A heart for those who want more of God. A desperate plea for those who don't.

Tuesday, June 14, 2011

On Writing II

Like many other parts of me, I feel like my writing is way too flabby. It just wants to lay on the couch and be non-productive out of the sheer exhaustion of not being used, and yet I have absolutely no idea how to get it the continual exercise and training it needs to be in shape and ready to turn literary cartwheels should the opportunity arises. I suppose in most cases, I would tell myself that this is okay, I am a mom to young kids and I serve in many other ways, too, and I shouldn’t feel badly that I can’t devote whatever time and energy is needed to this writing thing. And there are nuggets of truth in this, but the fact is, even though the timing makes extremely little sense to me in this stage of my life, I’ve received a calling and somehow, it all needs to fit together.

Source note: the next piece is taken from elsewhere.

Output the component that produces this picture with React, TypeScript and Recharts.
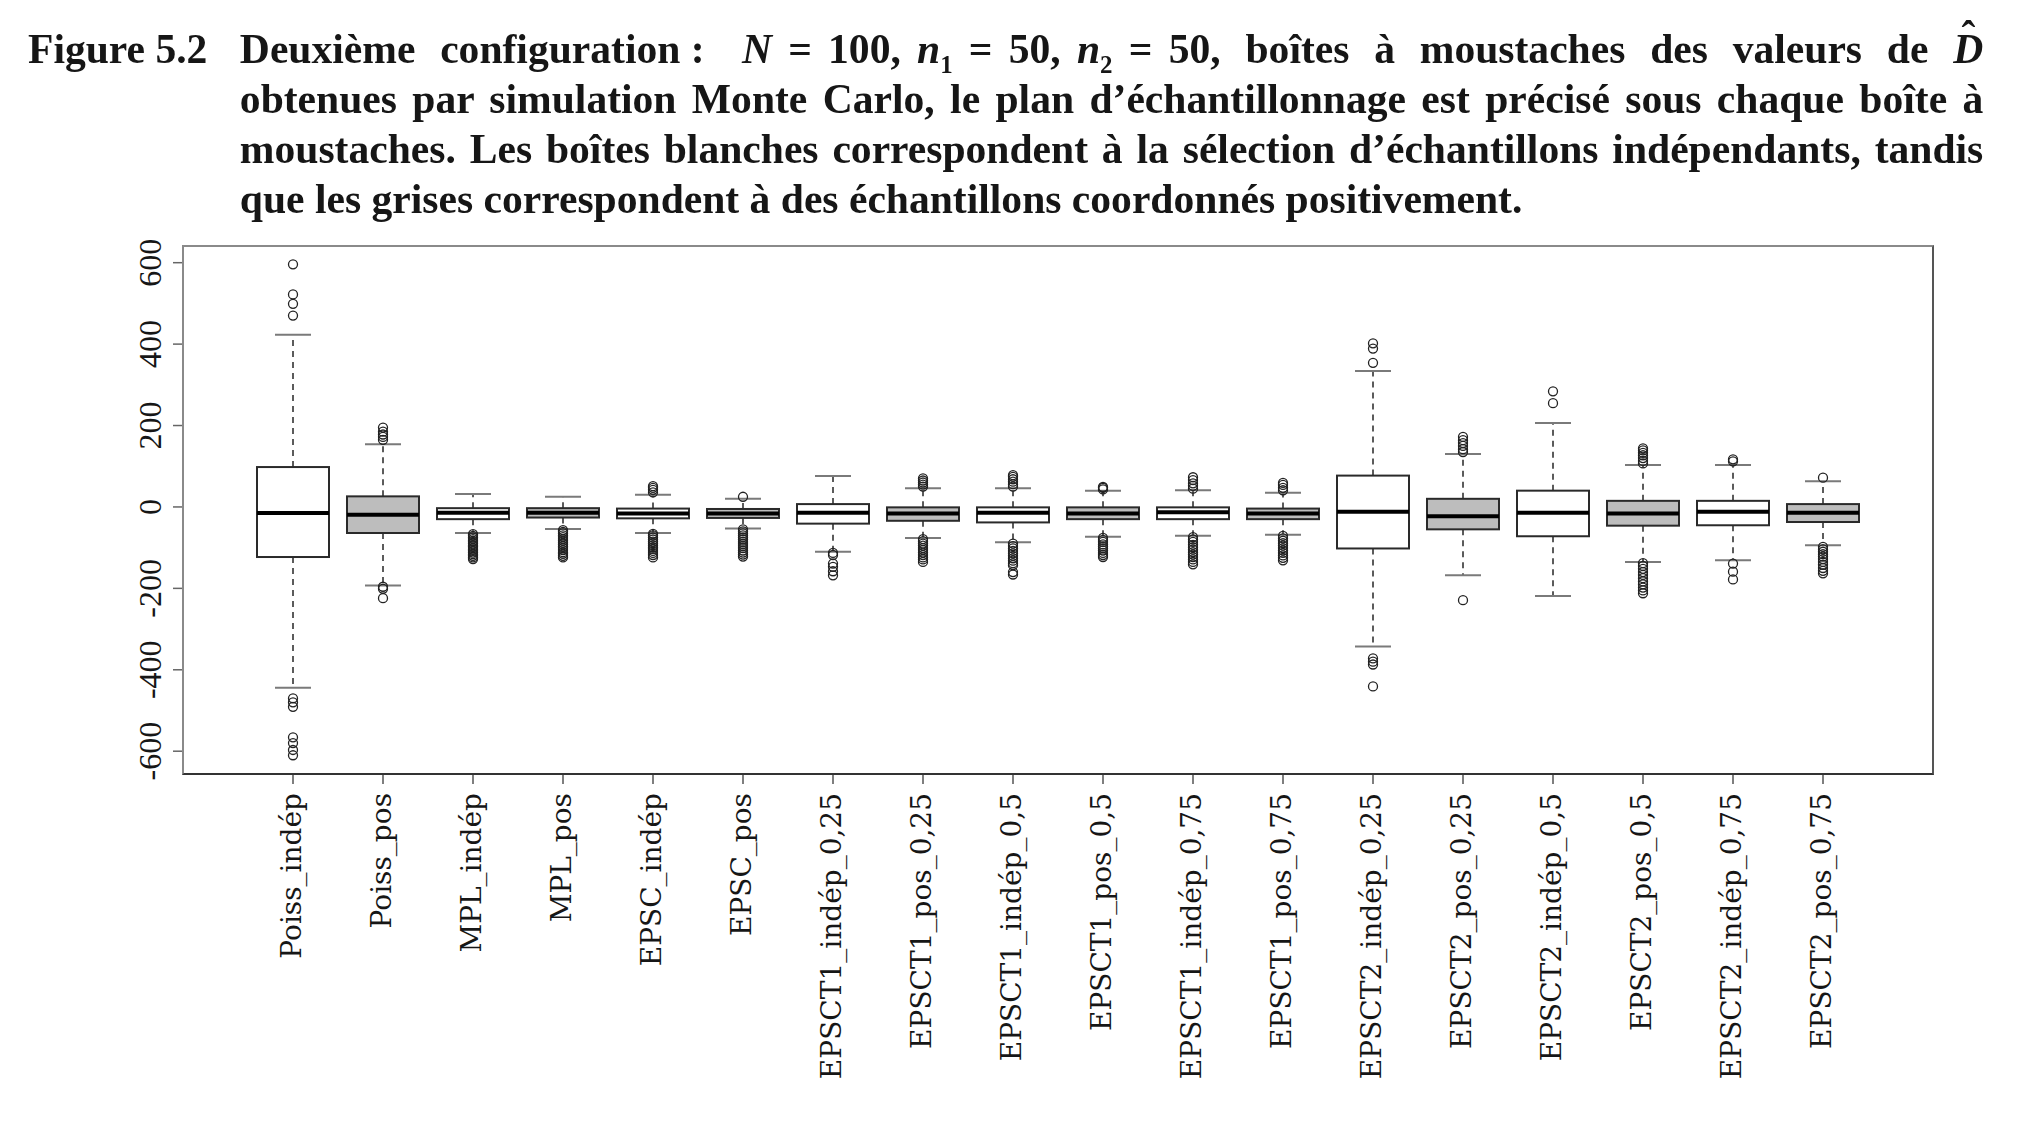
import React from "react";
import { Bar, ComposedChart, Scatter, XAxis, YAxis } from "recharts";

// plans d'échantillonnage (un par boîte), dans l'ordre de la figure
const labels = [
  "Poiss_indép", "Poiss_pos", "MPL_indép", "MPL_pos", "EPSC_indép", "EPSC_pos",
  "EPSCT1_indép_0,25", "EPSCT1_pos_0,25", "EPSCT1_indép_0,5", "EPSCT1_pos_0,5",
  "EPSCT1_indép_0,75", "EPSCT1_pos_0,75", "EPSCT2_indép_0,25", "EPSCT2_pos_0,25",
  "EPSCT2_indép_0,5", "EPSCT2_pos_0,5", "EPSCT2_indép_0,75", "EPSCT2_pos_0,75",
];

const lowWhisker = [-444, -193, -64, -54, -64, -53, -110, -76, -87, -73, -71, -68, -343, -168, -219, -135, -131, -94];
const q1 = [-123, -64, -30, -26, -28, -27, -41, -34, -38, -30, -30, -30, -102, -55, -72, -46, -45, -37];
const median = [-15, -19, -14, -14, -16, -16, -14, -16, -14, -16, -13, -16, -12, -23, -14, -16, -12, -14];
const q3 = [98, 26, -3, -3, -4, -5, 7, -1, -1, -1, -1, -4, 77, 20, 40, 15, 15, 7];
const highWhisker = [423, 154, 32, 25, 30, 20, 76, 46, 46, 40, 41, 35, 334, 130, 206, 103, 103, 63];

const outliers: number[][] = [
  [596, 522, 499, 470, -470, -480, -491, -566, -580, -597, -610],
  [195, 185, 178, 172, 165, -196, -201, -224],
  [-67, -71, -75, -79, -83, -86, -90, -94, -97, -101, -105, -108, -112, -116, -120, -124, -128],
  [-57, -61, -65, -70, -74, -79, -83, -88, -92, -97, -101, -106, -111, -115, -120, -124],
  [36, 42, 47, 51, -66, -70, -75, -80, -85, -89, -94, -99, -103, -108, -113, -118, -124],
  [25, -55, -60, -65, -70, -75, -80, -86, -91, -96, -101, -107, -112, -117, -122],
  [-113, -118, -139, -147, -158, -168],
  [50, 55, 60, 65, 70, -79, -84, -90, -95, -101, -106, -112, -118, -124, -129, -135],
  [50, 56, 62, 68, 74, 78, -90, -96, -102, -108, -114, -120, -126, -132, -138, -143, -160, -166],
  [43, 47, 49, -76, -81, -86, -92, -97, -102, -107, -113, -118, -123],
  [45, 52, 58, 66, 73, -74, -80, -86, -93, -99, -105, -111, -117, -123, -129, -135, -141],
  [41, 47, 54, 59, -71, -77, -83, -89, -95, -101, -107, -113, -119, -125, -131],
  [402, 389, 354, -372, -380, -387, -441],
  [172, 164, 157, 150, 142, 135, -229],
  [284, 255],
  [144, 139, 133, 127, 120, 113, 107, -138, -145, -152, -160, -167, -175, -183, -190, -198, -205, -212],
  [117, 112, -139, -159, -178],
  [72, -98, -104, -110, -116, -122, -128, -135, -142, -150, -157, -163],
];

const yTicks = [-600, -400, -200, 0, 200, 400, 600];

const data = labels.map((name, i) => ({
  name,
  lo: lowWhisker[i],
  q1: q1[i],
  med: median[i],
  q3: q3[i],
  hi: highWhisker[i],
  pos: name.includes("_pos"),
}));

const outlierPoints = labels.flatMap((name, i) => outliers[i].map((v) => ({ name, v })));

const INK = "#161616";

// boîte à moustaches dessinée dans l'étendue [lo, hi] de la barre
const BoxShape = (props: any) => {
  const { x, y, width, height, payload } = props;
  const top = Math.min(y, y + height);
  const bottom = Math.max(y, y + height);
  const { lo, hi } = payload;
  const py = (v: number) => top + ((bottom - top) * (hi - v)) / (hi - lo);
  const cx = x + width / 2;
  const cap = width / 4;
  return (
    <g>
      <line x1={cx} x2={cx} y1={py(payload.q3)} y2={top} stroke="#333" strokeWidth={1.6} strokeDasharray="6 5" />
      <line x1={cx} x2={cx} y1={py(payload.q1)} y2={bottom} stroke="#333" strokeWidth={1.6} strokeDasharray="6 5" />
      <line x1={cx - cap} x2={cx + cap} y1={top} y2={top} stroke="#7a7a7a" strokeWidth={2} />
      <line x1={cx - cap} x2={cx + cap} y1={bottom} y2={bottom} stroke="#7a7a7a" strokeWidth={2} />
      <rect
        x={x}
        y={py(payload.q3)}
        width={width}
        height={py(payload.q1) - py(payload.q3)}
        fill={payload.pos ? "#bdbdbd" : "#ffffff"}
        stroke="#2a2a2a"
        strokeWidth={2}
      />
      <line x1={x} x2={x + width} y1={py(payload.med)} y2={py(payload.med)} stroke="#000" strokeWidth={4} />
    </g>
  );
};

const OutlierDot = (p: any) => (
  <circle cx={p.cx} cy={p.cy} r={4.5} fill="none" stroke="#222" strokeWidth={1.3} />
);

const YTick = ({ x, y, payload }: any) => (
  <text
    x={x}
    y={y}
    transform={`rotate(-90, ${x}, ${y})`}
    textAnchor="middle"
    fontFamily="'Liberation Serif', serif"
    fontSize={32}
    fill={INK}
  >
    {payload.value}
  </text>
);

const XTick = ({ x, y, payload }: any) => (
  <text
    x={x}
    y={y}
    dy="0.3em"
    transform={`rotate(-90, ${x}, ${y})`}
    textAnchor="end"
    fontFamily="'DejaVu Serif', serif"
    fontSize={28}
    fill={INK}
  >
    {payload.value}
  </text>
);

const line: React.CSSProperties = {
  height: 50,
  lineHeight: "50px",
  textAlign: "justify",
  textAlignLast: "justify",
};

const sub: React.CSSProperties = { fontSize: "0.6em", verticalAlign: "-0.4em", lineHeight: 0 };
const group: React.CSSProperties = { display: "inline-block", whiteSpace: "nowrap" };

export default function App() {
  return (
    <div style={{ position: "absolute", left: 0, top: 0, width: 2022, height: 1125, background: "#fff" }}>
      <ComposedChart
        width={2022}
        height={1125}
        data={data}
        margin={{ top: 246, right: 89, bottom: 51, left: 123 }}
      >
        <XAxis
          dataKey="name"
          type="category"
          allowDuplicatedCategory={false}
          interval={0}
          height={300}
          padding={{ left: 65, right: 65 }}
          axisLine={false}
          tickSize={10}
          tickMargin={9}
          tickLine={{ stroke: "#555", strokeWidth: 1.5 }}
          tick={<XTick />}
        />
        <YAxis
          type="number"
          width={60}
          domain={[-656, 641]}
          allowDataOverflow
          ticks={yTicks}
          axisLine={false}
          tickSize={10}
          tickMargin={12}
          tickLine={{ stroke: "#666", strokeWidth: 1.5 }}
          tick={<YTick />}
        />
        <Bar
          dataKey={(d: any) => [d.lo, d.hi]}
          barSize={72}
          shape={<BoxShape />}
          isAnimationActive={false}
        />
        <Scatter data={outlierPoints} dataKey="v" shape={<OutlierDot />} isAnimationActive={false} />
      </ComposedChart>

      {/* cadre du graphique */}
      <div
        style={{
          position: "absolute",
          left: 182,
          top: 245,
          width: 1748,
          height: 526,
          borderStyle: "solid",
          borderWidth: 2,
          borderColor: "#8a8a8a #555 #333 #8a8a8a",
          pointerEvents: "none",
        }}
      />

      {/* légende de la figure */}
      <div
        style={{
          position: "absolute",
          left: 28,
          top: 24,
          width: 1976,
          transform: "scaleX(0.99)",
          transformOrigin: "0 0",
          fontFamily: "'Liberation Serif', serif",
          fontWeight: "bold",
          fontSize: 42,
          color: INK,
        }}
      >
        <div style={{ position: "absolute", left: 0, top: 0, lineHeight: "50px", whiteSpace: "nowrap" }}>
          Figure 5.2
        </div>
        <div style={{ marginLeft: 214, width: 1761 }}>
          <div style={line}>
            Deuxième <span style={group}>configuration :</span>{" "}
            <span style={{ ...group, wordSpacing: "0.14em", marginLeft: "0.3em" }}>
              <i>N</i> = 100, <i>n</i>
              <span style={sub}>1</span> = 50, <i>n</i>
              <span style={sub}>2</span> = 50,
            </span>{" "}
            boîtes à moustaches des valeurs de{" "}
            <span style={{ position: "relative", fontStyle: "italic", display: "inline-block" }}>
              D
              <span
                style={{
                  position: "absolute",
                  left: "0.2em",
                  top: "-0.21em",
                  fontStyle: "normal",
                  lineHeight: 1,
                }}
              >
                ˆ
              </span>
            </span>
          </div>
          <div style={line}>
            obtenues par simulation Monte Carlo, le plan d’échantillonnage est précisé sous chaque boîte à
          </div>
          <div style={line}>
            moustaches. Les boîtes blanches correspondent à la sélection d’échantillons indépendants, tandis
          </div>
          <div style={{ ...line, textAlign: "left", textAlignLast: "left" }}>
            que les grises correspondent à des échantillons coordonnés positivement.
          </div>
        </div>
      </div>
    </div>
  );
}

So my writing has been laying on the sofa doing nothing, and this is a problem for many reasons: the biggest in my mind is because I have a word marathon coming up in the form of a speaking opportunity, and I need my writing to get its uninvolved behind off the sofa and put in the miles I need it to in order to present a good race. But there just aren’t enough conscious hours in a day left for me to tug and tug on its arms and get it off the sofa and prod it out the door and see where it goes.

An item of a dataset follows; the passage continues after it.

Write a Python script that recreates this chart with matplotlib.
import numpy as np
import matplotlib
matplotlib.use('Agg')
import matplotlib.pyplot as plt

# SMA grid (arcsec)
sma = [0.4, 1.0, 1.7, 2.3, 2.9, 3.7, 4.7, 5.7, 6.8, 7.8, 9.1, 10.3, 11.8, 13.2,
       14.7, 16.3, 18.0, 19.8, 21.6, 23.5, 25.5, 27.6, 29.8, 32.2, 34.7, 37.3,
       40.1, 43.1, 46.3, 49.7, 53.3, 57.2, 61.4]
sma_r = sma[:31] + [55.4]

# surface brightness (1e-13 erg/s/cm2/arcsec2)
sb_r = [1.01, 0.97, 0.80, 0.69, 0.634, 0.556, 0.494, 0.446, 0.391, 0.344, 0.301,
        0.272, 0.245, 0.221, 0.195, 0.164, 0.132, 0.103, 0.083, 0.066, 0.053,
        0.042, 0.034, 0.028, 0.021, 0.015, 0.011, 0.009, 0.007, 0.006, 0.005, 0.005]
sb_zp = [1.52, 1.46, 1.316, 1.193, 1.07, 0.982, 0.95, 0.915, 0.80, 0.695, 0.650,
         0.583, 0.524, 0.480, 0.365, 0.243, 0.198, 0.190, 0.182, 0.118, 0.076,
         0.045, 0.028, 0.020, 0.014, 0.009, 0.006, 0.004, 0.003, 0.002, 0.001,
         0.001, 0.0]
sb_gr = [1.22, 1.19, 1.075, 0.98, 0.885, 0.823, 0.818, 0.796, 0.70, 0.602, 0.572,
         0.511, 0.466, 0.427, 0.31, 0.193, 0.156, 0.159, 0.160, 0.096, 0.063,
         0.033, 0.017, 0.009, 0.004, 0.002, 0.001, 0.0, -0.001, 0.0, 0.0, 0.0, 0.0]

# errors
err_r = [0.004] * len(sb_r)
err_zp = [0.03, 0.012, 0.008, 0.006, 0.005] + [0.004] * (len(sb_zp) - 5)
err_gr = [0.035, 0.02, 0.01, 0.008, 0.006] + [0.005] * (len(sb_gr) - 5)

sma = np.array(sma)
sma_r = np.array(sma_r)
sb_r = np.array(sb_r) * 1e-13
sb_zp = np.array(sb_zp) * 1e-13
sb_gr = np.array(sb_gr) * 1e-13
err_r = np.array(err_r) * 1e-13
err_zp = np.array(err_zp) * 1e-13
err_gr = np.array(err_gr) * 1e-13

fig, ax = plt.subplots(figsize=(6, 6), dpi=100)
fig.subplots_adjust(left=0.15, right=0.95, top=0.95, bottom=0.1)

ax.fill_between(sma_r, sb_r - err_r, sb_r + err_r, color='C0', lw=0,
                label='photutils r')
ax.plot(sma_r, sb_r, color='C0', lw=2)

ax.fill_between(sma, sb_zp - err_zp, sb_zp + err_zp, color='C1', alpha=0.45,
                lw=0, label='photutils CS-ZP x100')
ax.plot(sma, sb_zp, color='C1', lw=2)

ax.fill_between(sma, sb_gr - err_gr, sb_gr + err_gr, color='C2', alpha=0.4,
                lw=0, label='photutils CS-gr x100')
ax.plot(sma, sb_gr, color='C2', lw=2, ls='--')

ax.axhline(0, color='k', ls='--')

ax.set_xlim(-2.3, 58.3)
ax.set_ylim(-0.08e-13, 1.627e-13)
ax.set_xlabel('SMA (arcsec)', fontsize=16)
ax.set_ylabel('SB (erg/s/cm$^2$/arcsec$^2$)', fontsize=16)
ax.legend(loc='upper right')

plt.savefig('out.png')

Thus, I am beginning to panic. No, that’s not true. I’ve been panicking. Well, I’ve been alternating between panic and denying that I’m in panic. And there’s also a bit of euphoric delusion thrown in with the idea of having it come to me, say, the night before and just gleefully going in rogue, as opposed to having it written and practiced and polished until every last syllable is perfect.....my very vocal left-brained side had it all planned for it to play out this way. But I hear my heart remind me that God hasn’t called me to be a polished speaker......He’s called me to be an authentic communicator. That doesn’t excuse me from being unprepared, but it does require me to wait for His message to come and present it in the manner He wants, and if that’s raw and unencumbered by the desire to appear flawless, well, I have to submit to it.

So I will continue in prayer for the words to come, give as much time in front of the laptop as I can in anticipation for them to come, and also pray that I can rest knowing that God will not fail to provide. As well, I will force my lethargic writer persona to snap out of it and run some laps, in whatever manner I can.